Richard Armitage should totally do a rock opera, shouldn’t he? Of course he should. He has a thing about Keith Moon, right? Keith Moon covered in groupies, at least. You gotta love The Who, who did it louder and harder than anyone else. Well, until Paul McCartney decided he was going to be louder and harder than they were. The Who released “I Can See For Miles” in the summer of 1968 while The Beatles were recording The Beatles and bragged about how loud and dirty it was and it’s just a bad idea to do that within earshot of McCartney because he’s going to have to show you up. Like this.
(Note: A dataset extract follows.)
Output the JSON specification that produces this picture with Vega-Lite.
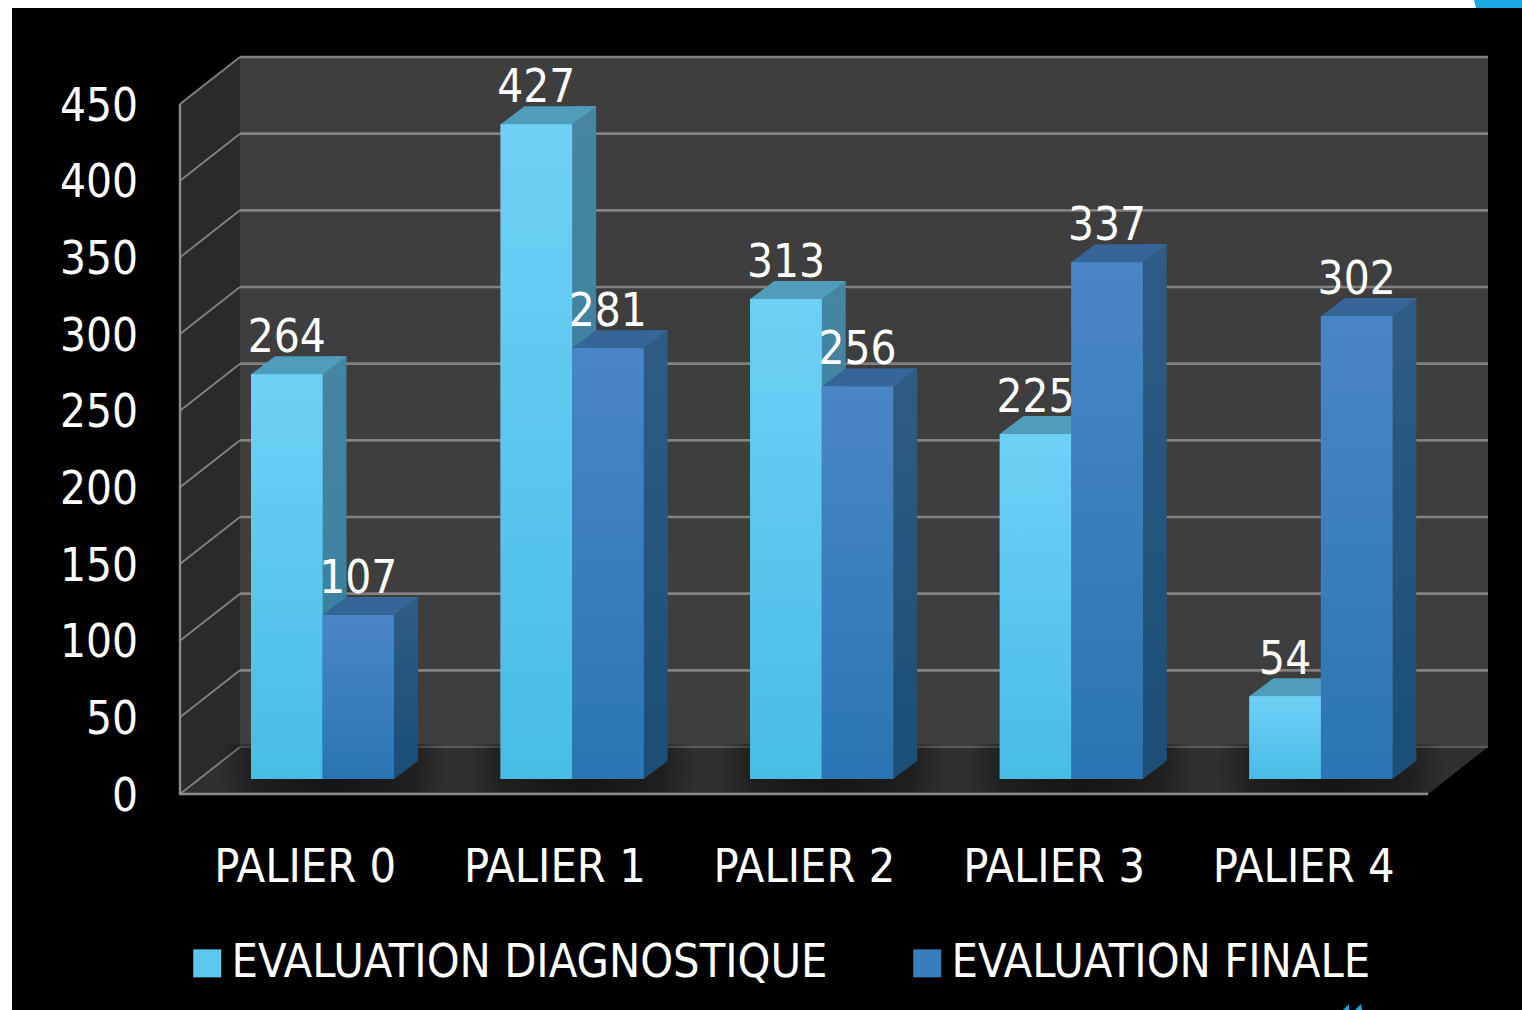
{
"$schema":"https://vega.github.io/schema/vega-lite/v6.json",
"width":1510,"height":1002,
"autosize":{"type":"none"},
"padding":{"left":12,"top":8,"right":0,"bottom":0},
"background":"#ffffff",
"view":{"fill":"#000000","stroke":null},
"config":{"font":"DejaVu Sans Condensed"},
"datasets":{
"bars":[
{"palier":"PALIER 0","serie":"EVALUATION DIAGNOSTIQUE","value":264},
{"palier":"PALIER 0","serie":"EVALUATION FINALE","value":107},
{"palier":"PALIER 1","serie":"EVALUATION DIAGNOSTIQUE","value":427},
{"palier":"PALIER 1","serie":"EVALUATION FINALE","value":281},
{"palier":"PALIER 2","serie":"EVALUATION DIAGNOSTIQUE","value":313},
{"palier":"PALIER 2","serie":"EVALUATION FINALE","value":256},
{"palier":"PALIER 3","serie":"EVALUATION DIAGNOSTIQUE","value":225},
{"palier":"PALIER 3","serie":"EVALUATION FINALE","value":337},
{"palier":"PALIER 4","serie":"EVALUATION DIAGNOSTIQUE","value":54},
{"palier":"PALIER 4","serie":"EVALUATION FINALE","value":302}
],
"ticks":[{"t":0},{"t":50},{"t":100},{"t":150},{"t":200},{"t":250},{"t":300},{"t":350},{"t":400},{"t":450}],
"paliers":[{"palier":"PALIER 0"},{"palier":"PALIER 1"},{"palier":"PALIER 2"},{"palier":"PALIER 3"},{"palier":"PALIER 4"}]
},
"layer":[
{"data":{"values":[{"a":"wall"}]},
 "mark":{"type":"point","filled":true,"opacity":1,"size":4,"fill":"#3e3e3e","strokeWidth":0,"shape":"M-82.5,-47L1165.5,-47L1165.5,-737L-82.5,-737Z"},
 "encoding":{"x":{"datum":"PALIER 0","type":"nominal","title":null,"scale":{"domain":["PALIER 0","PALIER 1","PALIER 2","PALIER 3","PALIER 4"],"range":[185.7,1433.7],"paddingInner":0.427,"paddingOuter":0.2135},"axis":{"orient":"bottom","offset":-143,"zindex":1,"domain":false,"ticks":false,"labelPadding":0,"labelOffset":-17.2,"labelBaseline":"middle","labelAngle":0,"labelFontSize":46.5,"labelLimit":400,"labelOverlap":false,"labelColor":"#ffffff","labelFont":"DejaVu Sans Condensed","title":null,"grid":false}},
 "y":{"datum":0,"type":"quantitative","title":null,"scale":{"domain":[0,450],"range":[786,96],"nice":false,"zero":true},"axis":{"orient":"left","values":[0,50,100,150,200,250,300,350,400,450],"offset":-125.5,"zindex":1,"domain":false,"ticks":false,"labelPadding":0,"labelOffset":2,"labelFontSize":45.5,"labelColor":"#ffffff","labelFont":"DejaVu Sans Condensed","title":null,"grid":false}}}},
{"data":{"values":[{"a":"left"}]},
 "mark":{"type":"point","filled":true,"opacity":1,"size":4,"fill":"#2a2a2a","strokeWidth":0,"shape":"M-142.5,0L-82.5,-47L-82.5,-737L-142.5,-690Z"},
 "encoding":{"x":{"datum":"PALIER 0","type":"nominal"},"y":{"datum":0,"type":"quantitative"}}},
{"data":{"values":[{"a":"floor"}]},
 "mark":{"type":"point","filled":true,"opacity":1,"size":4,"fill":"#303030","strokeWidth":0,"shape":"M-142.5,0L-82.5,-47L1165.5,-47L1105.5,0Z"},
 "encoding":{"x":{"datum":"PALIER 0","type":"nominal"},"y":{"datum":0,"type":"quantitative"}}},
{"data":{"name":"ticks"},"transform":[{"filter":"datum.t>0"}],
 "mark":{"type":"point","filled":false,"opacity":1,"size":4,"stroke":"#828282","strokeWidth":2.6,"shape":"M-82.5,-47L1165.5,-47"},
 "encoding":{"x":{"datum":"PALIER 0","type":"nominal"},"y":{"field":"t","type":"quantitative"}}},
{"data":{"name":"ticks"},"transform":[{"filter":"datum.t==0"}],
 "mark":{"type":"point","filled":false,"opacity":1,"size":4,"stroke":"#828282","strokeWidth":1.2,"shape":"M-82.5,-47L1165.5,-47"},
 "encoding":{"x":{"datum":"PALIER 0","type":"nominal"},"y":{"field":"t","type":"quantitative"}}},
{"data":{"name":"ticks"},
 "mark":{"type":"point","filled":false,"opacity":1,"size":4,"stroke":"#828282","strokeWidth":1.8,"shape":"M-142.5,0L-82.5,-47"},
 "encoding":{"x":{"datum":"PALIER 0","type":"nominal"},"y":{"field":"t","type":"quantitative"}}},
{"data":{"values":[{"a":"edge"}]},
 "mark":{"type":"point","filled":false,"opacity":1,"size":4,"stroke":"#8a8a8a","strokeWidth":2.4,"shape":"M-142.5,-690L-142.5,0L1105.5,0"},
 "encoding":{"x":{"datum":"PALIER 0","type":"nominal"},"y":{"datum":0,"type":"quantitative"}}},
{"data":{"values":[{"a":"corner"}]},
 "mark":{"type":"point","filled":true,"opacity":1,"size":4,"fill":"#1aa9e2","strokeWidth":0,"shape":"M1151.5,-794L1200.3,-794L1200.3,-786L1153.5,-786Z M1020.5,216L1026.5,210L1026.5,216Z M1032.5,216L1038.5,210L1039.5,216Z"},
 "encoding":{"x":{"datum":"PALIER 0","type":"nominal"},"y":{"datum":0,"type":"quantitative"}}},
{"data":{"name":"paliers"},
 "mark":{"type":"point","filled":true,"opacity":1,"size":4,"strokeWidth":0,"shape":"M-105,-50L125,-50L125,-2L-105,-2Z","fill":{"gradient":"radial","x1":0.5,"y1":0.5,"r1":0,"x2":0.5,"y2":0.5,"r2":0.5,"stops":[{"offset":0,"color":"rgba(0,0,0,0.6)"},{"offset":0.7,"color":"rgba(0,0,0,0.35)"},{"offset":1,"color":"rgba(0,0,0,0)"}]}},
 "encoding":{"x":{"field":"palier","type":"nominal"},"y":{"datum":0,"type":"quantitative"}}},
{"data":{"name":"bars"},"transform":[{"filter":"datum.serie=='EVALUATION DIAGNOSTIQUE'"}],
 "mark":{"type":"bar","width":24,"xOffset":12,"yOffset":-33,"y2Offset":-33,"fill":{"gradient":"linear","x1":0,"y1":0,"x2":0,"y2":1,"stops":[{"offset":0,"color":"#4785a2"},{"offset":1,"color":"#33809f"}]}},
 "encoding":{"x":{"field":"palier","type":"nominal"},"y":{"field":"value","type":"quantitative"},"y2":{"datum":0}}},
{"data":{"name":"bars"},"transform":[{"filter":"datum.serie=='EVALUATION FINALE'"}],
 "mark":{"type":"bar","width":24,"xOffset":83.5,"yOffset":-33,"y2Offset":-33,"fill":{"gradient":"linear","x1":0,"y1":0,"x2":0,"y2":1,"stops":[{"offset":0,"color":"#2f5c85"},{"offset":1,"color":"#1b4f77"}]}},
 "encoding":{"x":{"field":"palier","type":"nominal"},"y":{"field":"value","type":"quantitative"},"y2":{"datum":0}}},
{"data":{"name":"bars"},
 "mark":{"type":"point","filled":true,"opacity":1,"size":4,"strokeWidth":0,"yOffset":-15,"shape":"M35.75,0L59.75,-18L35.75,-18Z"},
 "encoding":{"x":{"field":"palier","type":"nominal"},"xOffset":{"field":"serie"},"y":{"datum":0,"type":"quantitative"},"fill":{"condition":{"test":"datum.serie=='EVALUATION FINALE'","value":"#1b4f77"},"value":"#33809f"}}},
{"data":{"name":"bars"},
 "mark":{"type":"point","filled":true,"opacity":1,"size":4,"strokeWidth":0,"yOffset":-15,"shape":"M-35.75,0L35.75,0L59.75,-18L-11.75,-18Z"},
 "encoding":{"x":{"field":"palier","type":"nominal"},"xOffset":{"field":"serie"},"y":{"field":"value","type":"quantitative"},"fill":{"condition":{"test":"datum.serie=='EVALUATION FINALE'","value":"#366699"},"value":"#4f9dbb"}}},
{"data":{"name":"bars"},
 "mark":{"type":"bar","yOffset":-15,"y2Offset":-15},
 "encoding":{
  "x":{"field":"palier","type":"nominal"},
  "xOffset":{"field":"serie"},
  "y":{"field":"value","type":"quantitative"},
  "y2":{"datum":0},
  "fill":{"field":"serie","type":"nominal","scale":{"domain":["EVALUATION DIAGNOSTIQUE","EVALUATION FINALE"],"range":["#5cc8ee","#3a7dbc"]},
  "legend":{"orient":"none","legendX":172,"legendY":932,"direction":"horizontal","title":null,"symbolType":"square","symbolSize":784,"symbolStrokeWidth":0,"labelFontSize":46.5,"labelColor":"#ffffff","labelFont":"DejaVu Sans Condensed","labelLimit":0,"columnPadding":76,"labelOffset":1}}
 }},
{"data":{"name":"bars"},"transform":[{"filter":"datum.serie=='EVALUATION DIAGNOSTIQUE'"}],
 "mark":{"type":"bar","yOffset":-15,"y2Offset":-15,"fill":{"gradient":"linear","x1":0,"y1":0,"x2":0,"y2":1,"stops":[{"offset":0,"color":"#6fd0f6"},{"offset":1,"color":"#47bde6"}]}},
 "encoding":{"x":{"field":"palier","type":"nominal"},"xOffset":{"field":"serie"},"y":{"field":"value","type":"quantitative"},"y2":{"datum":0}}},
{"data":{"name":"bars"},"transform":[{"filter":"datum.serie=='EVALUATION FINALE'"}],
 "mark":{"type":"bar","yOffset":-15,"y2Offset":-15,"fill":{"gradient":"linear","x1":0,"y1":0,"x2":0,"y2":1,"stops":[{"offset":0,"color":"#4a86c6"},{"offset":1,"color":"#2a75b3"}]}},
 "encoding":{"x":{"field":"palier","type":"nominal"},"xOffset":{"field":"serie"},"y":{"field":"value","type":"quantitative"},"y2":{"datum":0}}},
{"data":{"name":"bars"},
 "mark":{"type":"text","yOffset":-37,"baseline":"alphabetic","align":"center","fontSize":45.5,"fill":"#ffffff"},
 "encoding":{"x":{"field":"palier","type":"nominal"},"xOffset":{"field":"serie"},"y":{"field":"value","type":"quantitative"},"text":{"field":"value","type":"quantitative"}}}
]
}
You know what “Helter Skelter” means, right? What you may not know about Charles Manson is that he was a musician. There’s been a rumor for fifty years that he auditioned for The Monkees, debunked by snopes.com here. If you didn’t click the link and decided to just take my word for it up there, you missed this interesting nugget: one of Charles Manson’s songs was recorded by the Beach Boys as the B-side to “Blue Birds Over the Mountain.” Manson’s song was called “Cease to Exist” but he gave it to Dennis Wilson, who kept the lyrics but reworked the music into “Never Learn Not to Love,” and failed to give Manson a songwriting credit.
The Beach Boys aren’t the only ones who’ve covered Manson over the years but I’ve sufficiently creeped myself out so I think I’m going to stop there. If you’re interested in an actual discussion of the music and soundscape of Hannibal, check out this and this by the brilliant Tim Storhoff. I’m gonna go listen to some Chuck Berry. You all have a great night.